● **PROBLEM DETAILS**: Copy each line below exactly and leave the pictures out.

==========

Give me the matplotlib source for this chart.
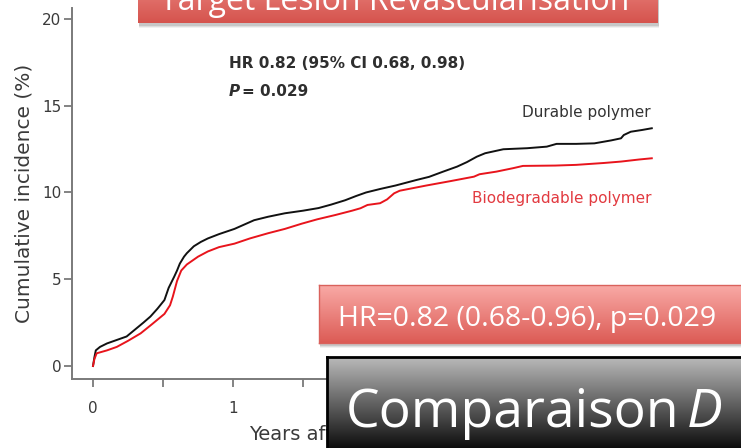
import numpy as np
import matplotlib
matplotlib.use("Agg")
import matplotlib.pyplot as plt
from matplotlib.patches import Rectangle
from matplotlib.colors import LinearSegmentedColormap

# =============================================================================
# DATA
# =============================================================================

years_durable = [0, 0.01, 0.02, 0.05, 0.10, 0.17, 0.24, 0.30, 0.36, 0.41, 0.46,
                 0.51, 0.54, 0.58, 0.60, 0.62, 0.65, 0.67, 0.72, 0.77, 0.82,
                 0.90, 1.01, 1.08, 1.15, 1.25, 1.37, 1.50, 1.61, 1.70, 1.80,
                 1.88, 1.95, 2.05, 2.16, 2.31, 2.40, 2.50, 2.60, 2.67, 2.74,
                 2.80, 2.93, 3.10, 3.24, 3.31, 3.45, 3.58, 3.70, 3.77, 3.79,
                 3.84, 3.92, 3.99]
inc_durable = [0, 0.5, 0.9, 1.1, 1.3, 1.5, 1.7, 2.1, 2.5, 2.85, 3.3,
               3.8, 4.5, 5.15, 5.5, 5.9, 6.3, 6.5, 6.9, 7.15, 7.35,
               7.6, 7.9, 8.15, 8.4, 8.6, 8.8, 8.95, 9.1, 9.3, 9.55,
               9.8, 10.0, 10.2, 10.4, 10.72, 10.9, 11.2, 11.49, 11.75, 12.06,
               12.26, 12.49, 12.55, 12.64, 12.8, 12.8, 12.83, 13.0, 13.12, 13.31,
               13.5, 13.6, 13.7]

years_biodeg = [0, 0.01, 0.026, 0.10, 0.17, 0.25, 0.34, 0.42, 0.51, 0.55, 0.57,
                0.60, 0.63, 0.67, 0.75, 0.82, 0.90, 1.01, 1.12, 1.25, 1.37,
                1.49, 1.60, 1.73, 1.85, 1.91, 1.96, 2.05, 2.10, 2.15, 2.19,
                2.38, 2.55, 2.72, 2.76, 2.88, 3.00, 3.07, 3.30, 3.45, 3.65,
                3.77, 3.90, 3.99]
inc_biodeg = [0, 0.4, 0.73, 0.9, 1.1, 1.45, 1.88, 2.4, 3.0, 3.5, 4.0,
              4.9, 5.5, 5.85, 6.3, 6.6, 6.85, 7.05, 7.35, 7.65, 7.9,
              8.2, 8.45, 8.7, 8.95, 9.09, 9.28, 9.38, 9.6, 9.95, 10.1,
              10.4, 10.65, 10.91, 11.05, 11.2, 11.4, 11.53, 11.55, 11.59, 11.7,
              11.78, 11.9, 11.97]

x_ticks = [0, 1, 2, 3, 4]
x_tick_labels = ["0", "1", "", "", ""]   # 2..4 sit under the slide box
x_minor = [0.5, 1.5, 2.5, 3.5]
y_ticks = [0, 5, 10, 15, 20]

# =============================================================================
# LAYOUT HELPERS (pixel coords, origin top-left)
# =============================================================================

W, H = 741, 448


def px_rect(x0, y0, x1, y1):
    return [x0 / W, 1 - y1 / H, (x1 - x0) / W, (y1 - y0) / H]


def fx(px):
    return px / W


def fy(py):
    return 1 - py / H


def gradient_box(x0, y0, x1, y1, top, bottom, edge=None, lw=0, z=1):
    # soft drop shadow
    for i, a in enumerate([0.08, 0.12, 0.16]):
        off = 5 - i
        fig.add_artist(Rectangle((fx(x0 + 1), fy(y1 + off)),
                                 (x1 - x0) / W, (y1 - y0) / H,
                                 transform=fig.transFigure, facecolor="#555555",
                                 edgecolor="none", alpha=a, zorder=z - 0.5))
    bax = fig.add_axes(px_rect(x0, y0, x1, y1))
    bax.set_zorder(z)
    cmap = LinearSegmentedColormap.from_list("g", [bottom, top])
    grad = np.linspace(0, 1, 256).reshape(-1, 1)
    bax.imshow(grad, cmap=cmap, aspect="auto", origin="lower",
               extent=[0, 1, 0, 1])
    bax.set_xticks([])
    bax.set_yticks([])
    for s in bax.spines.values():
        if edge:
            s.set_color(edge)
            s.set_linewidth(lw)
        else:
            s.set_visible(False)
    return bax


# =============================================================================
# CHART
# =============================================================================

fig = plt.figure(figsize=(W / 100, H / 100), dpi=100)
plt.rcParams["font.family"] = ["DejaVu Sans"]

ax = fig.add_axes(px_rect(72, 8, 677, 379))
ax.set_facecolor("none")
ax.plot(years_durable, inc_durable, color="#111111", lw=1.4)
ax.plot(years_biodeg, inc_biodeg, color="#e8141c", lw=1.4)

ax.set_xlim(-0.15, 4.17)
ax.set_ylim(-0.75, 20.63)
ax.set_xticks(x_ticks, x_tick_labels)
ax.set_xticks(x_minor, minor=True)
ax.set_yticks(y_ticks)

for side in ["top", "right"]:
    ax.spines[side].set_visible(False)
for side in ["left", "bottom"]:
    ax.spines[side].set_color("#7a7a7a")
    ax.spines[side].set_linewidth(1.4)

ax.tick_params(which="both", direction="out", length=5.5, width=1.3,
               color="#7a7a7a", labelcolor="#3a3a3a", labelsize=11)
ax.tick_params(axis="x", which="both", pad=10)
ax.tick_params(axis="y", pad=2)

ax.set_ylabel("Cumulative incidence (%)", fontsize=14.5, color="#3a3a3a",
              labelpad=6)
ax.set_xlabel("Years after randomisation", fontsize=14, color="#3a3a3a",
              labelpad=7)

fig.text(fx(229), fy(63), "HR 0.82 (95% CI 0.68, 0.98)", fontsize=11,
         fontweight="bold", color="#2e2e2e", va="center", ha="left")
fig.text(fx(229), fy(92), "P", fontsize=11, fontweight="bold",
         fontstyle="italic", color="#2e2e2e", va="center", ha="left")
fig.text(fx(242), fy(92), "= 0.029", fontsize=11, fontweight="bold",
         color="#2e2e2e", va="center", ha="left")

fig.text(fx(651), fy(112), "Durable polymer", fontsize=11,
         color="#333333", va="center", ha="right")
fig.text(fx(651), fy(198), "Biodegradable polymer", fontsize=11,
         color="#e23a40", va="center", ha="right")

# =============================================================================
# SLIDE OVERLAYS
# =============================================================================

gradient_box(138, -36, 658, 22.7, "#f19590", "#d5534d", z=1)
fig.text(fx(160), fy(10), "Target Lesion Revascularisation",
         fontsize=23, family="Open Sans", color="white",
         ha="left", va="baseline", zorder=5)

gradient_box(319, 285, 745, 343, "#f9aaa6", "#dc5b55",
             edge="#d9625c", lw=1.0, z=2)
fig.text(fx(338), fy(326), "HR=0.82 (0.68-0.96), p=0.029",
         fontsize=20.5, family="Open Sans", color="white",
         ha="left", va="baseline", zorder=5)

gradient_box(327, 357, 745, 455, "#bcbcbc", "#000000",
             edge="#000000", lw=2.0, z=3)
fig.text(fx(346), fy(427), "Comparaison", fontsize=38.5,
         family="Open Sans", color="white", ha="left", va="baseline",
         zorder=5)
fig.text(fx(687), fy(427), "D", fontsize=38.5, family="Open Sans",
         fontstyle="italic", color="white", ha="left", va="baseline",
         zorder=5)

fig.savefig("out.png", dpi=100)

==========

● **EXERCISE ANSWER**:
Give me the matplotlib source for this chart.
import numpy as np
import matplotlib
matplotlib.use("Agg")
import matplotlib.pyplot as plt
from matplotlib.patches import Rectangle
from matplotlib.colors import LinearSegmentedColormap

# =============================================================================
# DATA
# =============================================================================

years_durable = [0, 0.01, 0.02, 0.05, 0.10, 0.17, 0.24, 0.30, 0.36, 0.41, 0.46,
                 0.51, 0.54, 0.58, 0.60, 0.62, 0.65, 0.67, 0.72, 0.77, 0.82,
                 0.90, 1.01, 1.08, 1.15, 1.25, 1.37, 1.50, 1.61, 1.70, 1.80,
                 1.88, 1.95, 2.05, 2.16, 2.31, 2.40, 2.50, 2.60, 2.67, 2.74,
                 2.80, 2.93, 3.10, 3.24, 3.31, 3.45, 3.58, 3.70, 3.77, 3.79,
                 3.84, 3.92, 3.99]
inc_durable = [0, 0.5, 0.9, 1.1, 1.3, 1.5, 1.7, 2.1, 2.5, 2.85, 3.3,
               3.8, 4.5, 5.15, 5.5, 5.9, 6.3, 6.5, 6.9, 7.15, 7.35,
               7.6, 7.9, 8.15, 8.4, 8.6, 8.8, 8.95, 9.1, 9.3, 9.55,
               9.8, 10.0, 10.2, 10.4, 10.72, 10.9, 11.2, 11.49, 11.75, 12.06,
               12.26, 12.49, 12.55, 12.64, 12.8, 12.8, 12.83, 13.0, 13.12, 13.31,
               13.5, 13.6, 13.7]

years_biodeg = [0, 0.01, 0.026, 0.10, 0.17, 0.25, 0.34, 0.42, 0.51, 0.55, 0.57,
                0.60, 0.63, 0.67, 0.75, 0.82, 0.90, 1.01, 1.12, 1.25, 1.37,
                1.49, 1.60, 1.73, 1.85, 1.91, 1.96, 2.05, 2.10, 2.15, 2.19,
                2.38, 2.55, 2.72, 2.76, 2.88, 3.00, 3.07, 3.30, 3.45, 3.65,
                3.77, 3.90, 3.99]
inc_biodeg = [0, 0.4, 0.73, 0.9, 1.1, 1.45, 1.88, 2.4, 3.0, 3.5, 4.0,
              4.9, 5.5, 5.85, 6.3, 6.6, 6.85, 7.05, 7.35, 7.65, 7.9,
              8.2, 8.45, 8.7, 8.95, 9.09, 9.28, 9.38, 9.6, 9.95, 10.1,
              10.4, 10.65, 10.91, 11.05, 11.2, 11.4, 11.53, 11.55, 11.59, 11.7,
              11.78, 11.9, 11.97]

x_ticks = [0, 1, 2, 3, 4]
x_tick_labels = ["0", "1", "", "", ""]   # 2..4 sit under the slide box
x_minor = [0.5, 1.5, 2.5, 3.5]
y_ticks = [0, 5, 10, 15, 20]

# =============================================================================
# LAYOUT HELPERS (pixel coords, origin top-left)
# =============================================================================

W, H = 741, 448


def px_rect(x0, y0, x1, y1):
    return [x0 / W, 1 - y1 / H, (x1 - x0) / W, (y1 - y0) / H]


def fx(px):
    return px / W


def fy(py):
    return 1 - py / H


def gradient_box(x0, y0, x1, y1, top, bottom, edge=None, lw=0, z=1):
    # soft drop shadow
    for i, a in enumerate([0.08, 0.12, 0.16]):
        off = 5 - i
        fig.add_artist(Rectangle((fx(x0 + 1), fy(y1 + off)),
                                 (x1 - x0) / W, (y1 - y0) / H,
                                 transform=fig.transFigure, facecolor="#555555",
                                 edgecolor="none", alpha=a, zorder=z - 0.5))
    bax = fig.add_axes(px_rect(x0, y0, x1, y1))
    bax.set_zorder(z)
    cmap = LinearSegmentedColormap.from_list("g", [bottom, top])
    grad = np.linspace(0, 1, 256).reshape(-1, 1)
    bax.imshow(grad, cmap=cmap, aspect="auto", origin="lower",
               extent=[0, 1, 0, 1])
    bax.set_xticks([])
    bax.set_yticks([])
    for s in bax.spines.values():
        if edge:
            s.set_color(edge)
            s.set_linewidth(lw)
        else:
            s.set_visible(False)
    return bax


# =============================================================================
# CHART
# =============================================================================

fig = plt.figure(figsize=(W / 100, H / 100), dpi=100)
plt.rcParams["font.family"] = ["DejaVu Sans"]

ax = fig.add_axes(px_rect(72, 8, 677, 379))
ax.set_facecolor("none")
ax.plot(years_durable, inc_durable, color="#111111", lw=1.4)
ax.plot(years_biodeg, inc_biodeg, color="#e8141c", lw=1.4)

ax.set_xlim(-0.15, 4.17)
ax.set_ylim(-0.75, 20.63)
ax.set_xticks(x_ticks, x_tick_labels)
ax.set_xticks(x_minor, minor=True)
ax.set_yticks(y_ticks)

for side in ["top", "right"]:
    ax.spines[side].set_visible(False)
for side in ["left", "bottom"]:
    ax.spines[side].set_color("#7a7a7a")
    ax.spines[side].set_linewidth(1.4)

ax.tick_params(which="both", direction="out", length=5.5, width=1.3,
               color="#7a7a7a", labelcolor="#3a3a3a", labelsize=11)
ax.tick_params(axis="x", which="both", pad=10)
ax.tick_params(axis="y", pad=2)

ax.set_ylabel("Cumulative incidence (%)", fontsize=14.5, color="#3a3a3a",
              labelpad=6)
ax.set_xlabel("Years after randomisation", fontsize=14, color="#3a3a3a",
              labelpad=7)

fig.text(fx(229), fy(63), "HR 0.82 (95% CI 0.68, 0.98)", fontsize=11,
         fontweight="bold", color="#2e2e2e", va="center", ha="left")
fig.text(fx(229), fy(92), "P", fontsize=11, fontweight="bold",
         fontstyle="italic", color="#2e2e2e", va="center", ha="left")
fig.text(fx(242), fy(92), "= 0.029", fontsize=11, fontweight="bold",
         color="#2e2e2e", va="center", ha="left")

fig.text(fx(651), fy(112), "Durable polymer", fontsize=11,
         color="#333333", va="center", ha="right")
fig.text(fx(651), fy(198), "Biodegradable polymer", fontsize=11,
         color="#e23a40", va="center", ha="right")

# =============================================================================
# SLIDE OVERLAYS
# =============================================================================

gradient_box(138, -36, 658, 22.7, "#f19590", "#d5534d", z=1)
fig.text(fx(160), fy(10), "Target Lesion Revascularisation",
         fontsize=23, family="Open Sans", color="white",
         ha="left", va="baseline", zorder=5)

gradient_box(319, 285, 745, 343, "#f9aaa6", "#dc5b55",
             edge="#d9625c", lw=1.0, z=2)
fig.text(fx(338), fy(326), "HR=0.82 (0.68-0.96), p=0.029",
         fontsize=20.5, family="Open Sans", color="white",
         ha="left", va="baseline", zorder=5)

gradient_box(327, 357, 745, 455, "#bcbcbc", "#000000",
             edge="#000000", lw=2.0, z=3)
fig.text(fx(346), fy(427), "Comparaison", fontsize=38.5,
         family="Open Sans", color="white", ha="left", va="baseline",
         zorder=5)
fig.text(fx(687), fy(427), "D", fontsize=38.5, family="Open Sans",
         fontstyle="italic", color="white", ha="left", va="baseline",
         zorder=5)

fig.savefig("out.png", dpi=100)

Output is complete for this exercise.